Iger, who returned to Disney’s helm in November, said Thursday he had no intention to stay longer than two years in his post.
“Well, my plan is to stay here for two years, that’s what my contract says, that was my agreement with the board, and that is my preference,” Iger told CNBC’s David Faber on Thursday.
Iger acknowledged he has a lot to do in that short period of time, in addition to helping the board “succeed at succession.” The board ousted Bob Chapek as CEO last year. He was Iger’s hand-picked successor.
“We thought we made the right decision when we chose Bob [Chapek] in 2020. The board decided in November he wasn’t the right person for the job and made a change,” Iger said, declining to comment further on what led to the abrupt departure.
On top of the list is Disney’s streaming strategy and making the business profitable, Iger said Thursday. He called streaming “the future.”
Disney announced this week that as part of its cost-cutting measures, it would slash $3 billion in content costs.
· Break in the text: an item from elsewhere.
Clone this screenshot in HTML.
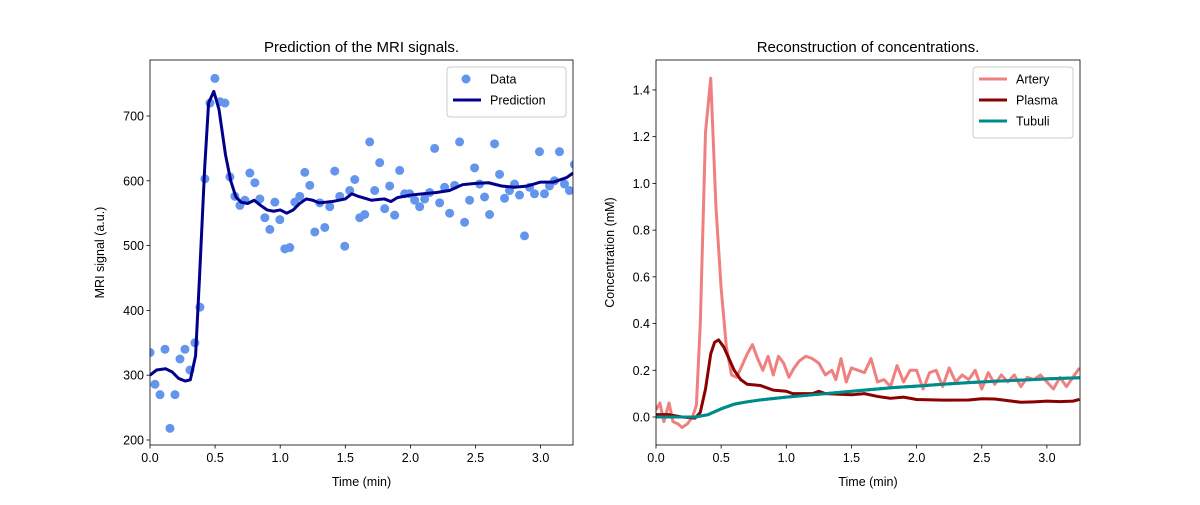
<!DOCTYPE html>
<html><head><meta charset="utf-8"><style>
body{margin:0;background:#fff;}
svg text{font-family:"Liberation Sans","DejaVu Sans",sans-serif;}
</style></head><body>
<svg id="fig" width="1200" height="500" viewBox="0 0 1200 500" xmlns="http://www.w3.org/2000/svg"></svg>
<script>
// ---- Left chart data ----
const dataValues=[335,286,270,340,218,270,325,340,308,350,405,603,720,758,722,720,606,576,562,570,612,597,572,543,525,567,540,495,497,567,576,613,593,521,566,528,560,615,576,499,585,602,543,548,660,585,628,557,592,547,616,580,580,570,560,572,582,650,566,590,550,593,660,536,570,620,595,575,548,657,610,573,585,595,578,515,590,580,645,580,592,600,645,595,585,625];
const predT=[0,0.05,0.12,0.17,0.22,0.27,0.31,0.35,0.38,0.42,0.45,0.49,0.53,0.58,0.62,0.66,0.7,0.75,0.8,0.85,0.9,0.95,1.0,1.05,1.1,1.15,1.2,1.25,1.3,1.35,1.4,1.5,1.55,1.6,1.7,1.8,1.85,1.9,2.0,2.1,2.2,2.3,2.4,2.5,2.6,2.7,2.8,2.9,3.0,3.1,3.2,3.25];
const predV=[300,308,310,305,295,291,293,330,450,620,720,738,710,640,600,575,567,565,570,562,555,553,555,550,555,565,572,570,566,567,568,572,580,576,570,572,568,574,578,580,582,585,594,596,597,592,590,592,598,598,605,612];
const leftXTicks=[0,0.5,1,1.5,2,2.5,3];
const leftYTicks=[200,300,400,500,600,700];
// ---- Right chart data ----
const arteryT=[0,0.03,0.06,0.1,0.13,0.17,0.2,0.24,0.28,0.31,0.34,0.38,0.42,0.46,0.5,0.54,0.58,0.62,0.66,0.7,0.74,0.78,0.82,0.86,0.9,0.94,0.98,1.02,1.06,1.1,1.15,1.2,1.25,1.3,1.35,1.38,1.42,1.46,1.5,1.55,1.6,1.65,1.7,1.75,1.8,1.85,1.9,1.95,2.0,2.05,2.1,2.15,2.2,2.25,2.3,2.35,2.4,2.45,2.5,2.55,2.6,2.65,2.7,2.75,2.8,2.85,2.9,2.95,3.0,3.05,3.1,3.15,3.2,3.25];
const arteryV=[0.03,0.06,-0.02,0.06,-0.02,-0.03,-0.045,-0.03,0.0,0.05,0.4,1.22,1.45,0.9,0.55,0.3,0.18,0.17,0.22,0.27,0.31,0.25,0.2,0.26,0.18,0.26,0.23,0.17,0.21,0.24,0.26,0.25,0.23,0.18,0.2,0.16,0.25,0.15,0.21,0.2,0.19,0.25,0.15,0.16,0.13,0.22,0.15,0.2,0.2,0.12,0.19,0.2,0.13,0.21,0.15,0.18,0.16,0.2,0.12,0.19,0.14,0.18,0.15,0.18,0.13,0.17,0.16,0.18,0.15,0.12,0.17,0.13,0.17,0.21];
const plasmaT=[0,0.1,0.2,0.3,0.34,0.38,0.42,0.45,0.48,0.52,0.56,0.6,0.65,0.7,0.8,0.85,0.9,1.0,1.05,1.1,1.2,1.25,1.3,1.5,1.6,1.7,1.8,1.9,2.0,2.2,2.4,2.5,2.6,2.7,2.8,2.9,3.0,3.1,3.2,3.25];
const plasmaV=[0.01,0.01,0.0,-0.005,0.02,0.12,0.27,0.32,0.33,0.3,0.25,0.2,0.16,0.14,0.135,0.125,0.115,0.11,0.1,0.1,0.1,0.11,0.1,0.095,0.1,0.088,0.08,0.085,0.075,0.072,0.073,0.078,0.077,0.07,0.063,0.065,0.068,0.066,0.068,0.075];
const tubuliT=[0,0.3,0.4,0.5,0.6,0.7,0.8,1.0,1.2,1.4,1.6,1.8,2.0,2.2,2.4,2.6,2.8,3.0,3.25];
const tubuliV=[0,0,0.01,0.035,0.055,0.065,0.073,0.085,0.095,0.105,0.115,0.125,0.132,0.14,0.147,0.153,0.158,0.163,0.168];
const rightXTicks=[0,0.5,1,1.5,2,2.5,3];
const rightYTicks=[0,0.2,0.4,0.6,0.8,1.0,1.2,1.4];

const NS="http://www.w3.org/2000/svg";
const svg=document.getElementById('fig');
function mk(tag,attrs,parent){const e=document.createElementNS(NS,tag);for(const k in attrs)e.setAttribute(k,attrs[k]);(parent||svg).appendChild(e);return e;}

// left axes
const L={x0:150,x1:573,y0:60,y1:445};
const lx=t=>150+t*130.2;
const ly=v=>375.2-(v-300)*0.648;
// right axes
const R={x0:656,x1:1080,y0:60,y1:445};
const rx=t=>656+t*130.3;
const ry=v=>417-v*233.6;

function axes(A,xt,yt,fx,fy,fmtY,title,ylabel,pref){
  const g=mk('g',{});
  
  
  xt.forEach(t=>{const x=fx(t);
    const l=mk('line',{x1:x,x2:x,y1:A.y1,y2:A.y1+3.5,stroke:'#000','stroke-width':0.8},g);
    const tx=mk('text',{x:x,y:A.y1+17,'font-size':12.5,'text-anchor':'middle'},g);tx.textContent=t.toFixed(1);
    
    
  });
  yt.forEach(v=>{const y=fy(v);
    mk('line',{x1:A.x0-3.5,x2:A.x0,y1:y,y2:y,stroke:'#000','stroke-width':0.8},g);
    const tx=mk('text',{x:A.x0-6,y:y+4.5,'font-size':12.5,'text-anchor':'end'},g);tx.textContent=fmtY(v);
    
    
  });
  const t=mk('text',{x:(A.x0+A.x1)/2,y:A.y0-8,'font-size':15,'text-anchor':'middle'},g);t.textContent=title;
  
  
  const xl=mk('text',{x:(A.x0+A.x1)/2,y:A.y1+41,'font-size':12.5,'text-anchor':'middle'},g);xl.textContent='Time (min)';
  
  
  const cy=(A.y0+A.y1)/2, cx=A.x0-(pref==='left'?46:42);
  const yl=mk('text',{x:cx,y:cy,'font-size':12.5,'text-anchor':'middle',transform:`rotate(-90 ${cx} ${cy})`},g);yl.textContent=ylabel;
  
  
}
function frame(A,pref){
  const r=mk('rect',{x:A.x0,y:A.y0,width:A.x1-A.x0,height:A.y1-A.y0,fill:'none',stroke:'#000','stroke-width':0.8});
  
  
}
function clip(id,A){const d=mk('clipPath',{id:id});mk('rect',{x:A.x0,y:A.y0,width:A.x1-A.x0,height:A.y1-A.y0},d);}
clip('cl',L);clip('cr',R);
function line(T,V,fx,fy,color,cl,name){
  const p=mk('polyline',{points:T.map((t,i)=>fx(t)+','+fy(V[i])).join(' '),fill:'none',stroke:color,'stroke-width':3,'stroke-linejoin':'round','clip-path':`url(#${cl})`});
  
  
}

axes(L,leftXTicks,leftYTicks,lx,ly,v=>String(v),'Prediction of the MRI signals.','MRI signal (a.u.)','left');
const N=dataValues.length;
dataValues.forEach((v,i)=>{
  const t=i*3.26/(N-1);
  const c=mk('circle',{cx:lx(t),cy:ly(v),r:4.5,fill:'#6495ed','clip-path':'url(#cl)'});
  
  
});
line(predT,predV,lx,ly,'#00008b','cl','prediction-line');
frame(L,'left');

axes(R,rightXTicks,rightYTicks,rx,ry,v=>v.toFixed(1),'Reconstruction of concentrations.','Concentration (mM)','right');
line(tubuliT,tubuliV,rx,ry,'#008b8b','cr','tubuli-line');
line(arteryT,arteryV,rx,ry,'#f08080','cr','artery-line');
line(plasmaT,plasmaV,rx,ry,'#8b0000','cr','plasma-line');
line(tubuliT,tubuliV,rx,ry,'#008b8b','cr','tubuli-line-front');
frame(R,'right');

// legends
function legend(x,y,w,items,pref){
  const g=mk('g',{});
  
  
  mk('rect',{x:x,y:y,width:w,height:items.length*21+8,rx:3,fill:'#fff',stroke:'#ccc','stroke-width':1},g);
  items.forEach((it,i)=>{const cy=y+12+i*21;
    if(it.type==='dot'){mk('circle',{cx:x+19,cy:cy,r:4.5,fill:it.c},g);}
    else mk('line',{x1:x+6,x2:x+34,y1:cy,y2:cy,stroke:it.c,'stroke-width':3},g);
    const t=mk('text',{x:x+43,y:cy+4.5,'font-size':12.5},g);t.textContent=it.l;
    
    
  });
}
legend(447,67,119,[{type:'dot',c:'#6495ed',l:'Data'},{type:'line',c:'#00008b',l:'Prediction'}],'left');
legend(973,67,100,[{type:'line',c:'#f08080',l:'Artery'},{type:'line',c:'#8b0000',l:'Plasma'},{type:'line',c:'#008b8b',l:'Tubuli'}],'right');
</script>
</body></html>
Iger’s moves also settled a dispute between Disney and activist firm Trian’s chief, Nelson Peltz.
Peltz called into CNBC immediately after the Iger interview to declare the two sides’ proxy fight over.
‘Intoxicated by our own sub growth’
Disney also said that as it will focus on getting its streaming business to profitability by the end of 2024, it would no longer give guidance on its subscriber numbers and instead focus on revenue.
“We got maybe intoxicated by our own sub growth,” Iger said Thursday, noting the low price point of $6.99 that Disney+ entered the market with.
On Thursday, Iger said the company had “pricing leverage” for its streaming strategy.
Disney reported this week that its direct-to-consumer business had once again posted an operating loss for its most recent quarter. “We’re still losing money on streaming,” Iger said Thursday. “We need to turn that around.”
Media executives have begun increasing the cost of streaming services in an effort to grow profit. Disney’s recent price hike likely led to the loss of about 2.4 million Disney+ customers during the quarter.
Disney announced this week it would lean into its franchise strength with sequels to fan-favorite films like “Frozen” and “Toy Story.” Iger said Thursday that general entertainment, particularly on pay TV and streaming, wasn’t a “differentiator.”
In addition to Disney+ and ESPN+, Disney also runs Hulu and has until 2024 to buy Comcast’s 33% stake in the streaming service to take full control over it. Whether Disney will acquire the stake remains a question.
“Everything is on the table right now,” Iger said Thursday. He added that leverage isn’t currently a concern for Disney, although the company is “intent on reducing our debt over time.”
Shares of Disney rose Thursday following the restructuring announcement and the company’s earnings report.
Disclosure: Comcast is the parent company of NBCUniversal, which owns CNBC.